When one consumes foods containing fat, more often than not triglycerides, it passes through the stomach as well as the intestines. When in the intestines several unhealthy things take place. Some of them are discussed below.

In the intestine, outsized fat droplets mix with bile salts released from the gall bladder through a process known as emulsification. These fat and bile salt mixture breaks down the big fat droplets into smaller ones known as micelles. This, in turn, increases the surface area of fat.

Our pancreas releases enzymes known as lipases, which assault the exterior of each micelle and breaks down the fats into different parts, such as fatty acids and glycerol. These parts of fat are taken up by the cells that form the intestinal lining.

Within the cells of the intestine, fatty acids, glycerol and other fat parts reassemble to form fat molecule (triglycerides) packages with a coating of protein, which are known as chylomicrons. These protein coatings help the fat to dissolve in water more easily.

Subsequently, the chylomicrons are discharged into the lymphatic system. In fact, chylomicrons don't directly enter the blood stream since they are quite big and therefore unable to pass through the capillary walls.
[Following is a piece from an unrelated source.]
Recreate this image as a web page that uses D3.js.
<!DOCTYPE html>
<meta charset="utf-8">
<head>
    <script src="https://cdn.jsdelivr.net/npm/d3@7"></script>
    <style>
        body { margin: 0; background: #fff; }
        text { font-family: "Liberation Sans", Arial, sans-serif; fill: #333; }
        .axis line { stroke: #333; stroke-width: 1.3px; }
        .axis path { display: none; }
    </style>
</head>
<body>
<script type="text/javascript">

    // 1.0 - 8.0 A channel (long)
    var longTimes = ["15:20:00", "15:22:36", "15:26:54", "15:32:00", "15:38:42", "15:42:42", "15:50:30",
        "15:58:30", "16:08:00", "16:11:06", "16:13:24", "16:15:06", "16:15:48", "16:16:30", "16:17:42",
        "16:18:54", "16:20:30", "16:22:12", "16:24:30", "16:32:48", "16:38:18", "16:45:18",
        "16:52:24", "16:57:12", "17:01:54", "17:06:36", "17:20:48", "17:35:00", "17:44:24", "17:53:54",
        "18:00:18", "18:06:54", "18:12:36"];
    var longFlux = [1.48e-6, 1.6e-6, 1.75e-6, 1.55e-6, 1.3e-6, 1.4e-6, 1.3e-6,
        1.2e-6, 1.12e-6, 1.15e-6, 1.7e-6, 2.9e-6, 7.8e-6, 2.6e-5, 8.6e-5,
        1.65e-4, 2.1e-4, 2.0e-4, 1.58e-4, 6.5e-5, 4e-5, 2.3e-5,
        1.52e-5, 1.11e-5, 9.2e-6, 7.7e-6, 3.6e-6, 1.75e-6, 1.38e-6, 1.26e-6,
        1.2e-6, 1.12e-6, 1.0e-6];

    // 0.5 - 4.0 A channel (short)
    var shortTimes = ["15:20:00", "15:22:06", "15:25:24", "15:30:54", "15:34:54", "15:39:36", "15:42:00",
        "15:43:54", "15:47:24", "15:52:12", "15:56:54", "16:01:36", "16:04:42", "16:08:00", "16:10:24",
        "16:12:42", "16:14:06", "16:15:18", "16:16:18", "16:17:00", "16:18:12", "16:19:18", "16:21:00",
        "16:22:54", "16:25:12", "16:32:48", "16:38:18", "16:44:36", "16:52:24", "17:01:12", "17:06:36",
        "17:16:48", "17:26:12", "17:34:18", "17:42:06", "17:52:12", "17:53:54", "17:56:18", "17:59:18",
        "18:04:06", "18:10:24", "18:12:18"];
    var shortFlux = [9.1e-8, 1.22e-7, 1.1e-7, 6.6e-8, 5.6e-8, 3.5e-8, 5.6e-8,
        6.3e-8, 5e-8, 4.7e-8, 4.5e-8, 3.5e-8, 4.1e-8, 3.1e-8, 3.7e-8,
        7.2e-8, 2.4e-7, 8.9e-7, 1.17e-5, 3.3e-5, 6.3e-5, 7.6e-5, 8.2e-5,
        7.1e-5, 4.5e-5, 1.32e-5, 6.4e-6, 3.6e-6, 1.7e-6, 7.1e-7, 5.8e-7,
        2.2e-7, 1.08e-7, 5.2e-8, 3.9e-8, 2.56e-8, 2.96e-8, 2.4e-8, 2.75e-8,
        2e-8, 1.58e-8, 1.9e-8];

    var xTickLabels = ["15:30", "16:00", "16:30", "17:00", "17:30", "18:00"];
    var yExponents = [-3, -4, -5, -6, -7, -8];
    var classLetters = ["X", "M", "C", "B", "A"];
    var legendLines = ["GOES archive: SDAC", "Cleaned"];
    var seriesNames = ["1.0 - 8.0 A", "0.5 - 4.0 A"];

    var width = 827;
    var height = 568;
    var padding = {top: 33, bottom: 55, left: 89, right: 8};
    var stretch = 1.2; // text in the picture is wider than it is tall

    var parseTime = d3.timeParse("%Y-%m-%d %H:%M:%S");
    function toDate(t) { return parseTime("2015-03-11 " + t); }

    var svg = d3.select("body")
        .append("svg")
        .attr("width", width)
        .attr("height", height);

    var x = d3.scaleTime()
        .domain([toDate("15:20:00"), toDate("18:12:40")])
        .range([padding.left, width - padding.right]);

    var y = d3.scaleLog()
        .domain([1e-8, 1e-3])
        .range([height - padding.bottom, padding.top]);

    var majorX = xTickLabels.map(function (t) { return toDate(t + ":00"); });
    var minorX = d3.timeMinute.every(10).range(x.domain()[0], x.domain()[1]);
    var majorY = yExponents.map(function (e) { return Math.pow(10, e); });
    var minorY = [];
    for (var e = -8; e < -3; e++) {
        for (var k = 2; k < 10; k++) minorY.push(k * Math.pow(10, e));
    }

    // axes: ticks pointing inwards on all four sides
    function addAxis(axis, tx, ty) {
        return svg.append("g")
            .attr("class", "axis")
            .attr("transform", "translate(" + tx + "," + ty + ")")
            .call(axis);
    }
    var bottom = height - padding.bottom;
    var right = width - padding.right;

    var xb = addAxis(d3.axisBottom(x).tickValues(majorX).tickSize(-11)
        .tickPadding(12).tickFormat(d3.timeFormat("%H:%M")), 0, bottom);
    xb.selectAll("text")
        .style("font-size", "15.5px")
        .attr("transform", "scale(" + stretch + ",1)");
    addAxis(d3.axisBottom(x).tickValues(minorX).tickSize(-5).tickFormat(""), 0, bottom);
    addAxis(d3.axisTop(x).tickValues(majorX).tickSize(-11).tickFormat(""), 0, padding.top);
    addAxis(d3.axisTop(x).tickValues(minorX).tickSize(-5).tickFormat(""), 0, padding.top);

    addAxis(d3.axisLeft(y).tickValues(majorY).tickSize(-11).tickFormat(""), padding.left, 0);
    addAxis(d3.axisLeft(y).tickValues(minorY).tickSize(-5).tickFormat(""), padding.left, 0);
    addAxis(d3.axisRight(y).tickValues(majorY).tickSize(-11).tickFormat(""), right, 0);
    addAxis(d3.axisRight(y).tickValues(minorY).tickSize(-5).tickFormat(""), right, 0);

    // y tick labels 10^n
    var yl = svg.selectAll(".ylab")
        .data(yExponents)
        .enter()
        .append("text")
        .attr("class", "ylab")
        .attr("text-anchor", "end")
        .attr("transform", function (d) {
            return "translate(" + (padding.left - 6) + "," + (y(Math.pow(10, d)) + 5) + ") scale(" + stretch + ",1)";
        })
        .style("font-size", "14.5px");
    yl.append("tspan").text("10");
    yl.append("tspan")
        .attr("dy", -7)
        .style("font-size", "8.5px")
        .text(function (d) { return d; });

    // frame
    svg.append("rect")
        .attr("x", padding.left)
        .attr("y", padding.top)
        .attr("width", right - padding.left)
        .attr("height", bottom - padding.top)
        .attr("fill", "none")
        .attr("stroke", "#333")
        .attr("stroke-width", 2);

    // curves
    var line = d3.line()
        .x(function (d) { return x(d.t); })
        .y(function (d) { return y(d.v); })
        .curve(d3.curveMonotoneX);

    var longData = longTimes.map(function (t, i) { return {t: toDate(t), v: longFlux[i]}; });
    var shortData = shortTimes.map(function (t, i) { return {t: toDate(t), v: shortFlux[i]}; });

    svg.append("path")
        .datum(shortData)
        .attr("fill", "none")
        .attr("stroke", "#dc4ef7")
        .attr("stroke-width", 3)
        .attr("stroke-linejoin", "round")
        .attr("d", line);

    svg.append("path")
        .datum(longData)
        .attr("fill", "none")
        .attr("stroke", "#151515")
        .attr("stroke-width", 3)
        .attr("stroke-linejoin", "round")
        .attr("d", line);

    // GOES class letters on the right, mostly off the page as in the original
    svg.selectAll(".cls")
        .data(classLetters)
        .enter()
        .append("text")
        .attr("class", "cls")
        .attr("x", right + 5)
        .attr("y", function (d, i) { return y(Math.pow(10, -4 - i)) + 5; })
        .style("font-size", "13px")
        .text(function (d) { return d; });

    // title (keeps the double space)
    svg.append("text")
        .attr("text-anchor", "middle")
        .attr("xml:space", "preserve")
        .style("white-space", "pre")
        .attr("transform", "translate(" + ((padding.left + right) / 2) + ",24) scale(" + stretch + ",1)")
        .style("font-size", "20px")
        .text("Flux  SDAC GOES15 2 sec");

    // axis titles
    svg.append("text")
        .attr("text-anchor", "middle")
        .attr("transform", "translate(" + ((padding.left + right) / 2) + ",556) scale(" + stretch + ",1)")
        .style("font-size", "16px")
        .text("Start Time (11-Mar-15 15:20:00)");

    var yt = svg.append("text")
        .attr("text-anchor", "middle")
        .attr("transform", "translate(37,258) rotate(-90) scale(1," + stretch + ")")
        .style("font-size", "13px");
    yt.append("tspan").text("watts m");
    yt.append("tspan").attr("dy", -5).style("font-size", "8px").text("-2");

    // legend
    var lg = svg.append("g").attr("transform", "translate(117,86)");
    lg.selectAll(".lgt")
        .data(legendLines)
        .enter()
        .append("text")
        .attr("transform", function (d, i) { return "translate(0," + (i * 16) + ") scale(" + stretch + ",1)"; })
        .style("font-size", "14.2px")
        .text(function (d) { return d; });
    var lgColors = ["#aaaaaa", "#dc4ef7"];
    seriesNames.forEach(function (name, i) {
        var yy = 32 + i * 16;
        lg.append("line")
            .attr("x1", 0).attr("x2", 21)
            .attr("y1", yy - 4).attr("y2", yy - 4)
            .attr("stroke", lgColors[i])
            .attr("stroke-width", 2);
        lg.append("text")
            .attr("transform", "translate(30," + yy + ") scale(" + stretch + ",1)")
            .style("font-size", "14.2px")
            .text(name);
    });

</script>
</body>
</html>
Eventually, the lymphatic system join together with the veins and this is the juncture when the chylomicrons enter the bloodstream.

One may wonder why the molecules of fat are broken down into fatty acids and glycerol when they again reassemble in a different form. The answer to this is rather simple. This happens because the molecules of fat are actually very big to pass through the cell membranes. Therefore, when these molecules pass from the intestine via the intestinal cells and into the lymph, or when they pass through any cell barrier, it is necessary that the fats be broken down into smaller parts. However, when fats are transported through the lymph or the bloodstream, it is always better that a few large molecules of fat remain instead of all being broken down into fatty acids. This is because the large fat molecules neither dissolve in water nor attract too many water molecules through osmosis compared to the smaller fat molecules.